While one might not think it, food has a massive impact on mental health, determining energy levels, and even mood. In today’s hectic world, we can often feel drawn to quick and easy meals, like pesto pasta and a frozen pizza as it’s an all-round winner and there are no complaints. But while these are often the fastest options, they very often leave one depleted and sluggish as they don’t provide much energy.
While everyone knows that a variety of nutritional foods is good for your body, some are unaware of the impact it has on your mental well-being. If we think of ourselves as a machine, it makes sense that the fuel we put into our body will have an impact on our brain as much as the rest.

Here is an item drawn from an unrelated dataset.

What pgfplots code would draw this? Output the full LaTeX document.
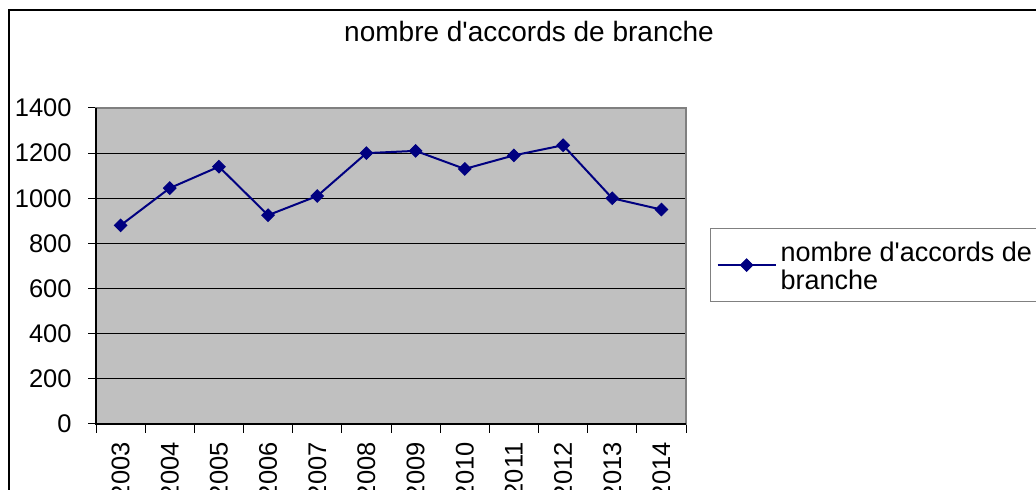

The micronutrients in food are substances that allow the production of hormones and enzymes that allow for proper growth and development. Professor Julia Rucklidge, of the University of Canterbury, has analysed the effects of micronutrients on mental health. Her studies highlight that micronutrients are able to decrease the levels of ADHD, and can lead to the improvement of bipolar disorder in children.
How are diet and mental health linked?
Certain diets are clinically proven to aid in boosting one’s mental health with a Mediterranean-style diet reducing symptoms of depression. The combination of vegetables, garlic, olive oil, grains, and seafood provides one with not only energy but tastes amazing and has a high nutritional output.
On the other hand, some of our favourite foods have negative effects on the brain owing to releasing mood-altering chemicals or preventing the conversion of foods into brain supplements. These are caffeine, chocolate, and saturated fats which include butter and lard. While these might be everyone’s favourite food, it is probably better to limit them to boost mental health.
Eating with the Family
While you might not think it, carving out time to eat with your family can have psychological and biological benefits. It can provide a sense of rhythm and consistency in today’s hectic world, allowing us to feel connected. Make sure that you don’t eat standing up, as sitting in an upright chair will aid digestion, and the act of talking and listening slows down eating. Try to avoid a TV dinner, so you can talk and listen, which will boost your human instinct for social interaction.
Choose a nutritional meal that is easy to make and doesn’t feel like a chore. If you get your little kids to cook along with you, then they might try foods that they otherwise wouldn’t have eaten, such as courgette.